Cuando los adipocitos (células del tejido adiposo) aumentan de tamaño y se multiplican, es como abrir más grandes y nuevas sucursales del banco, aun en lugares inconvenientes y hasta prohibidos (imagine bancos en medio de la calle, en los parques, iglesias y canchas deportivas), los adipocitos se ven apretados entre sí, comprimen los vasos sanguíneos que los nutren y comienzan a sufrir y van muriendo. Adipocitos muertos de inmediato atraen a los funerarios, que, en su afán de disponer de los cadáveres, invaden al tejido adiposo, es decir, se meten al banco y ocasionan múltiples trastornos: desencadenan inflamación por todas partes y eso se llama “Inflamación crónica difusa de bajo grado”.
La inflación crónica difusa de bajo grado no es como una rodilla que se inflama y duele; ahí solo es la rodilla. Aquí, el escándalo que hacen los funerarios recogiendo cadáveres de adipocitos, despierta a todo el vecindario (el cuerpo entero); sus líquidos “desinfectantes” se riegan por todos lados y molestan. No duele, no se nota, pero por lo bajito, como dirían: “$%&# quedito”, hasta que se nota: diabetes, hipertensión y más. A estas consecuencias les llamamos “Disfunción adiposa”, o “lipotoxicidad”. Nuestro banco de ahorros se ha vuelto tóxico y nos envenena. La sobrepoblación de sucursales está detrás del mal. Y de eso se muere la mayor parte de la gente en todo el mundo.

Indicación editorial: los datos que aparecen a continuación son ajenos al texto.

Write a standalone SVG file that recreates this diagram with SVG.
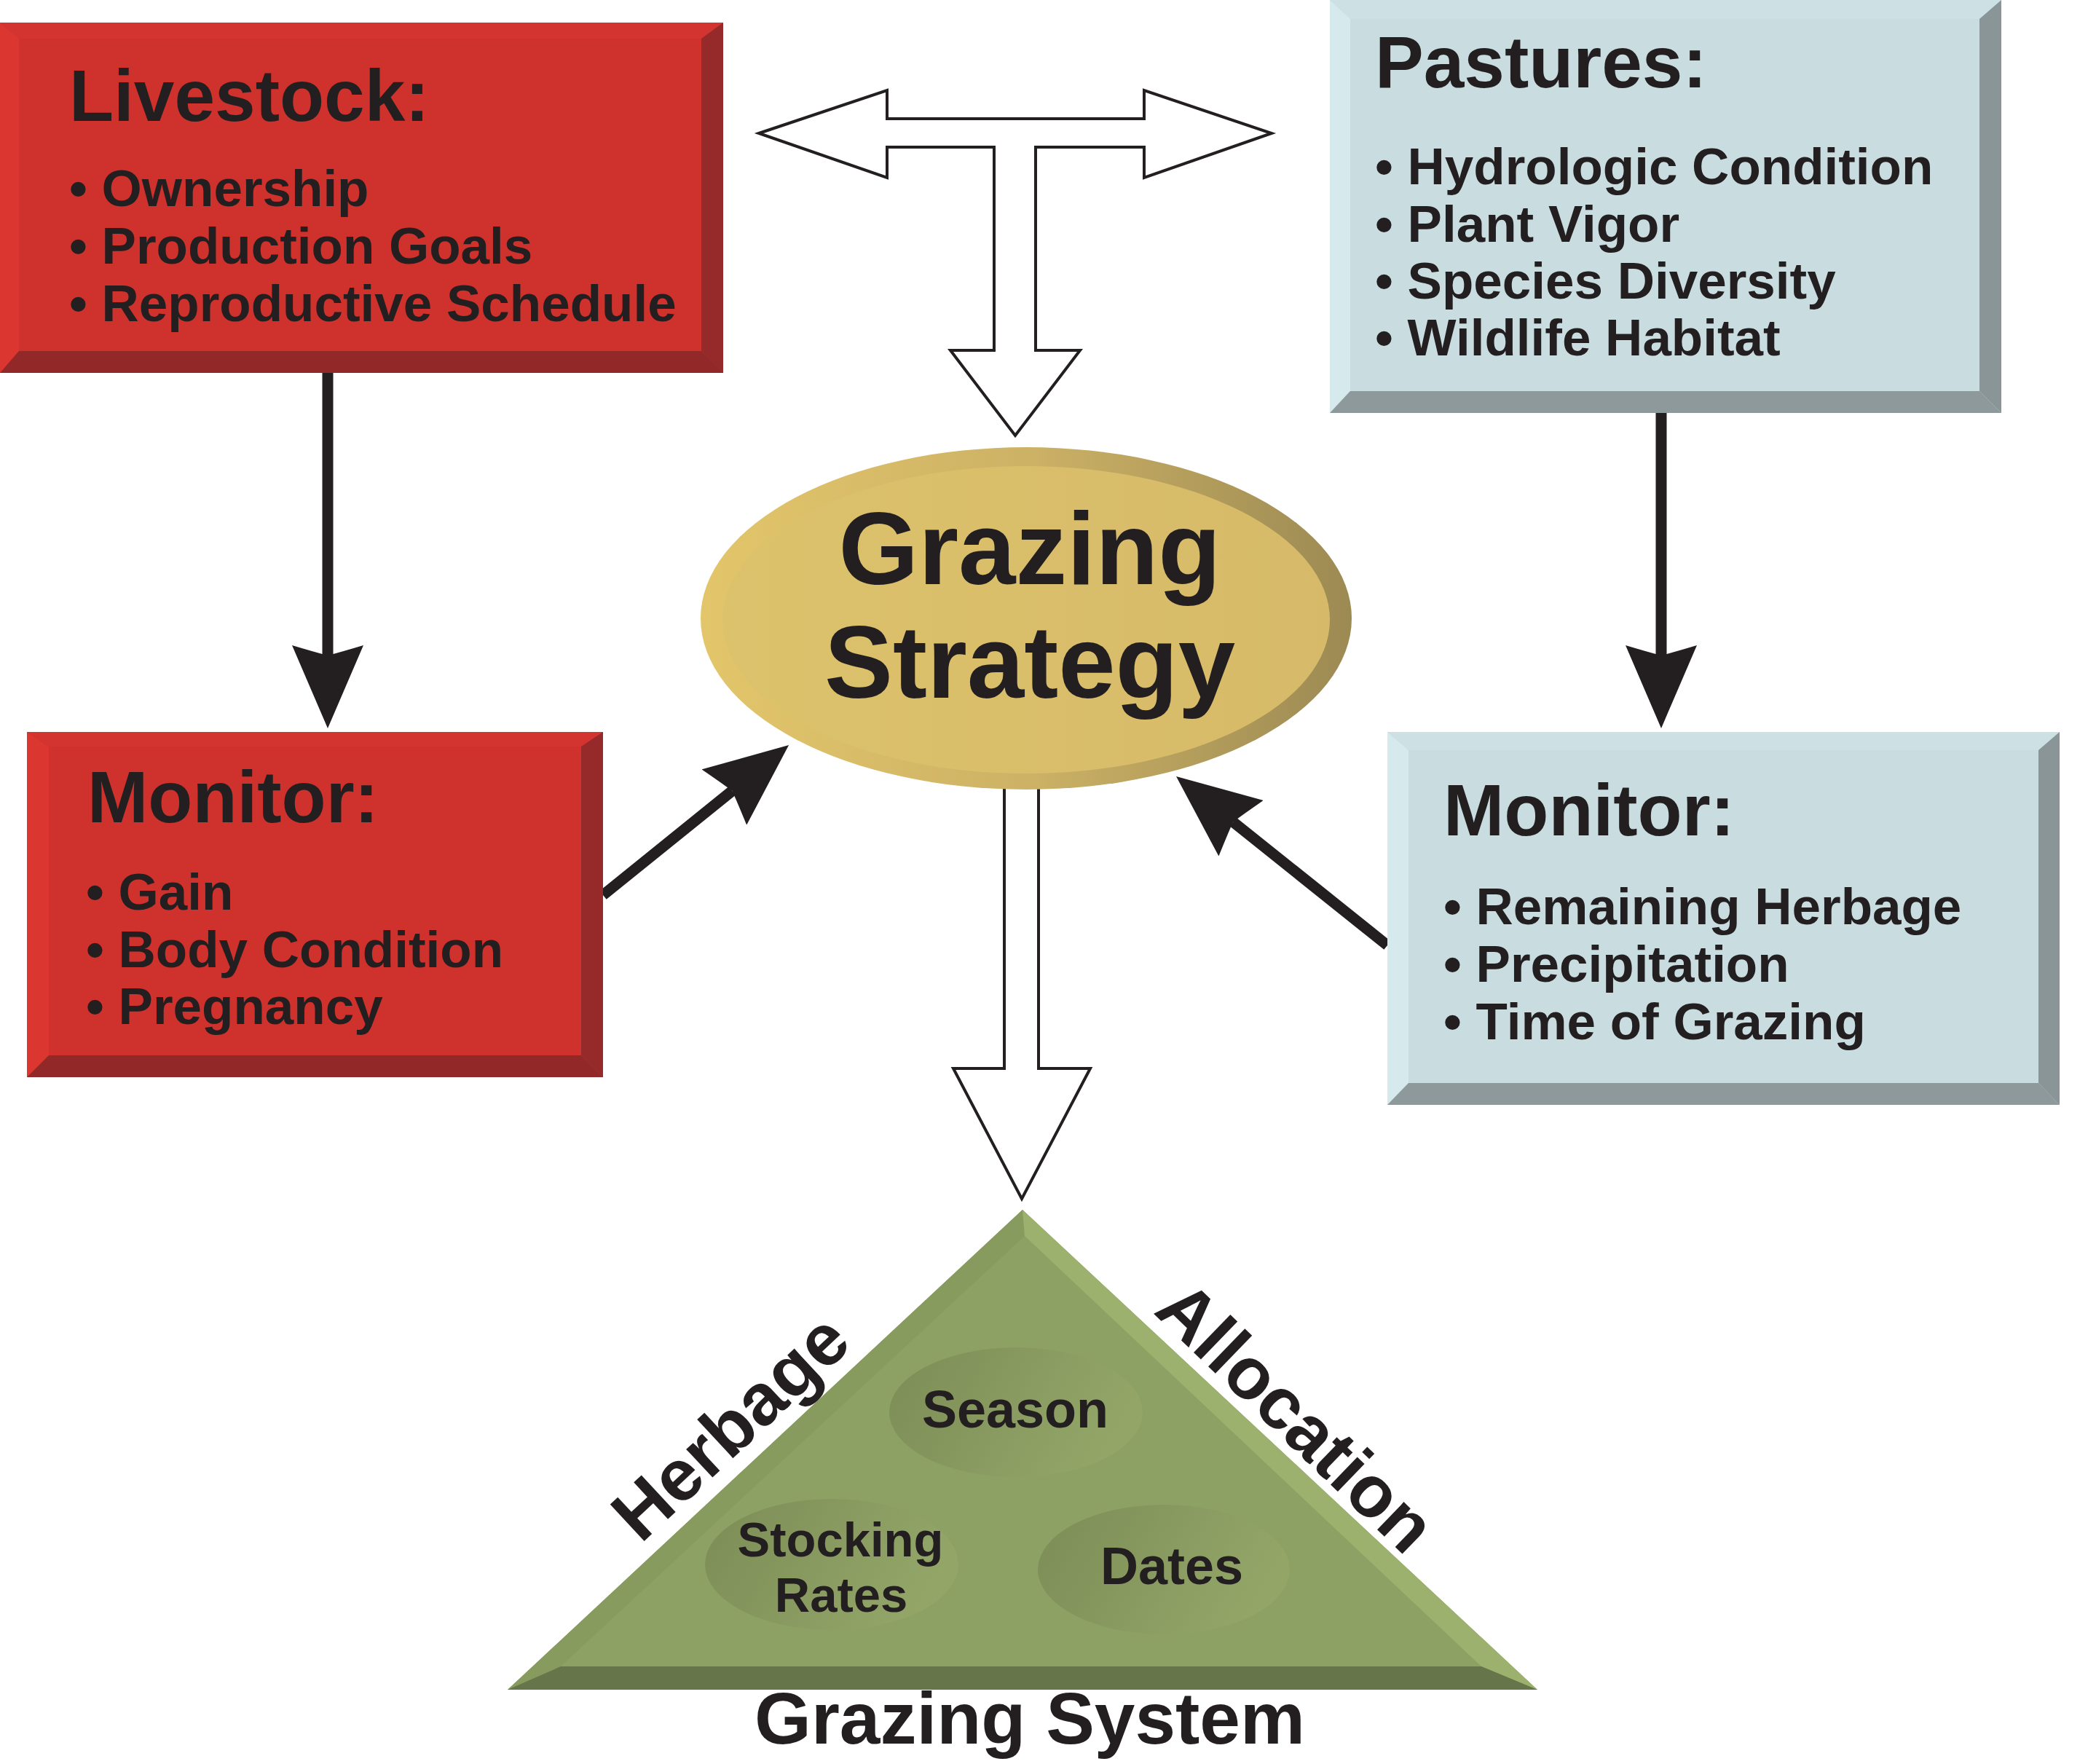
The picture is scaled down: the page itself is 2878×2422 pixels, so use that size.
<svg xmlns="http://www.w3.org/2000/svg" width="2878" height="2422" viewBox="0 0 2878 2422">
<defs>
<style>
text{font-family:"Liberation Sans",Arial,Helvetica,sans-serif;font-weight:bold;fill:#231F20}
.title{font-size:100px}
.item{font-size:71px}
.big{font-size:141px}
.tri{font-size:72px}
.stk{font-size:67px}
.side{font-size:100px}
.hollow{fill:#FFFFFF;stroke:#231F20;stroke-width:4;stroke-linejoin:miter}
.conn{stroke:#231F20;stroke-width:15;fill:none;marker-end:url(#head)}
.rf{fill:#CF312C}.rl{fill:#DB3630}.rt{fill:#D3342F}.rr{fill:#962A2A}.rb{fill:#932829}
.bf{fill:#C9DDE1}.bl{fill:#D6EAEE}.bt{fill:#CDE1E5}.br{fill:#8A9597}.bb{fill:#8E999B}
</style>
<marker id="head" viewBox="0 0 114 98" refX="14" refY="49" markerWidth="114" markerHeight="98" markerUnits="userSpaceOnUse" orient="auto">
<path d="M0,0 Q9,30 14,49 Q9,68 0,98 L114,49 Z" fill="#231F20"/>
</marker>
<linearGradient id="ring" x1="0" y1="0" x2="1" y2="0">
<stop offset="0" stop-color="#E3C66A"/>
<stop offset="0.5" stop-color="#CDB266"/>
<stop offset="1" stop-color="#9C8A53"/>
</linearGradient>
<linearGradient id="face" x1="0" y1="0" x2="1" y2="0">
<stop offset="0" stop-color="#DDC26C"/>
<stop offset="1" stop-color="#D6BA69"/>
</linearGradient>
<linearGradient id="pit" x1="0" y1="0" x2="1" y2="0.3">
<stop offset="0" stop-color="#7C8C56"/>
<stop offset="1" stop-color="#93A668"/>
</linearGradient>
</defs>
<rect x="0" y="0" width="2878" height="2422" fill="#FFFFFF"/>

<g id="connectors">
<path class="hollow" d="M1042,183 L1218,124 L1218,163 L1571,163 L1571,124 L1746,183 L1571,244 L1571,202 L1422,202 L1422,481 L1483,481 L1394,598 L1305,481 L1365,481 L1365,202 L1218,202 L1218,244 Z"/>
<path class="hollow" d="M1379,1080 L1379,1467 L1309,1467 L1403,1646 L1497,1467 L1426,1467 L1426,1080"/>
<line class="conn" x1="450" y1="512" x2="450" y2="900"/>
<line class="conn" x1="2281" y1="567" x2="2281" y2="900"/>
<line class="conn" x1="828" y1="1229" x2="1005.3" y2="1085.8"/>
<line class="conn" x1="1905" y1="1298" x2="1693.1" y2="1128.5"/>
</g>

<g id="livestock">
<rect class="rf" x="0" y="31" width="993" height="481"/>
<polygon class="rl" points="0,31 26,53 26,482 0,512"/>
<polygon class="rt" points="0,31 993,31 963,53 26,53"/>
<polygon class="rr" points="993,31 993,512 963,482 963,53"/>
<polygon class="rb" points="0,512 993,512 963,482 26,482"/>
<text class="title" x="95" y="166">Livestock:</text>
<text class="item" x="95" y="283">• Ownership</text>
<text class="item" x="95" y="362">• Production Goals</text>
<text class="item" x="95" y="441">• Reproductive Schedule</text>
</g>

<g id="pastures">
<rect class="bf" x="1826" y="0" width="922" height="567"/>
<polygon class="bl" points="1826,0 1854,26 1854,537 1826,567"/>
<polygon class="bt" points="1826,0 2748,0 2718,26 1854,26"/>
<polygon class="br" points="2748,0 2748,567 2718,537 2718,26"/>
<polygon class="bb" points="1826,567 2748,567 2718,537 1854,537"/>
<text class="title" x="1888" y="120">Pastures:</text>
<text class="item" x="1888" y="253">• Hydrologic Condition</text>
<text class="item" x="1888" y="332">• Plant Vigor</text>
<text class="item" x="1888" y="410">• Species Diversity</text>
<text class="item" x="1888" y="488">• Wildlife Habitat</text>
</g>

<g id="monitor-livestock">
<rect class="rf" x="37" y="1005" width="791" height="474"/>
<polygon class="rl" points="37,1005 67,1025 67,1449 37,1479"/>
<polygon class="rt" points="37,1005 828,1005 798,1025 67,1025"/>
<polygon class="rr" points="828,1005 828,1479 798,1449 798,1025"/>
<polygon class="rb" points="37,1479 828,1479 798,1449 67,1449"/>
<text class="title" x="120" y="1129">Monitor:</text>
<text class="item" x="118" y="1249">• Gain</text>
<text class="item" x="118" y="1328">• Body Condition</text>
<text class="item" x="118" y="1406">• Pregnancy</text>
</g>

<g id="monitor-pastures">
<rect class="bf" x="1905" y="1005" width="923" height="512"/>
<polygon class="bl" points="1905,1005 1934,1030 1934,1487 1905,1517"/>
<polygon class="bt" points="1905,1005 2828,1005 2799,1030 1934,1030"/>
<polygon class="br" points="2828,1005 2828,1517 2799,1487 2799,1030"/>
<polygon class="bb" points="1905,1517 2828,1517 2799,1487 1934,1487"/>
<text class="title" x="1982" y="1147">Monitor:</text>
<text class="item" x="1982" y="1269">• Remaining Herbage</text>
<text class="item" x="1982" y="1348">• Precipitation</text>
<text class="item" x="1982" y="1427">• Time of Grazing</text>
</g>

<g id="grazing-strategy">
<ellipse cx="1409" cy="849" rx="447" ry="235" fill="url(#ring)"/>
<ellipse cx="1409" cy="851" rx="417" ry="211" fill="url(#face)"/>
<text class="big" x="1414" y="802" text-anchor="middle">Grazing</text>
<text class="big" x="1414" y="958" text-anchor="middle">Strategy</text>
</g>

<g id="grazing-system">
<polygon points="1404,1661 2111,2320 697,2320" fill="#8EA164"/>
<polygon points="1404,1661 1407,1697 770,2288 697,2320" fill="#889B5F"/>
<polygon points="1404,1661 2111,2320 2034,2288 1407,1697" fill="#9BB16D"/>
<polygon points="697,2320 2111,2320 2034,2288 770,2288" fill="#66754A"/>
<ellipse cx="1395" cy="1939" rx="174" ry="89" fill="url(#pit)"/>
<ellipse cx="1142" cy="2148" rx="174" ry="90" fill="url(#pit)"/>
<ellipse cx="1598" cy="2155" rx="173" ry="89" fill="url(#pit)"/>
<text class="tri" x="1394" y="1960" text-anchor="middle">Season</text>
<text class="stk" x="1154" y="2137" text-anchor="middle">Stocking</text>
<text class="stk" x="1155" y="2213" text-anchor="middle">Rates</text>
<text class="tri" x="1609" y="2175" text-anchor="middle">Dates</text>
<text class="side" x="0" y="0" text-anchor="middle" transform="translate(1026,1984) rotate(-43)">Herbage</text>
<text class="side" x="0" y="0" text-anchor="middle" transform="translate(1756,1970) rotate(44)">Allocation</text>
<text class="title" x="1414" y="2394" text-anchor="middle">Grazing System</text>
</g>
</svg>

Muchos tenemos este problema, en mayor o menor grado. Cuando la obesidad es extrema -mórbida- todo esto se acentúa y el desenlace es más estrepitoso. Múltiples estrategias, dietas, ejercicios, cirugías y medicamentos se han intentado y se siguen intentando con éxito variable, pero en realidad, mucho reside en cómo y qué comemos y cuánta actividad física tenemos. El ritmo y las exigencias de vida actual nos orillan a malas prácticas y sus consecuencias, pero hay herramientas para enfrentar el problema.
Todo esfuerzo correctivo y preventivo empieza con la información y la educación de los niños. Busquemos educar a nuestros pequeños para que no se aficionen a los dulces, no los recompensemos con chupones con miel, ni con caramelos, que coman lo más sano posible. No se trata de estigmatizar y prohibir los dulces, sino de evitar su abuso. Si desde niños aprenden a comer bien, lo más probable es que de adultos sean delgados y eviten todos estos problemas. La obesidad infantil, aunque pueda controlarse, ahí queda agazapada, lista para resurgir cuando sean adultos no muy cuidadosos. Estimular la actividad física desde niños, ayuda mucho el resto de la vida.
Ante problemas tan serios como el de la obesidad, todo empieza en la educación infantil. El estilo de vida es lo que nos ha traído a donde estamos, y eso, seguro que se puede corregir, sin importar la edad, ni las condiciones físicas. Buena comida, nutriólogos y ejercicio moderado, hasta en casa -bicicleta fija, gimnasio en silla, o caminar-, pueden hacer una gran diferencia.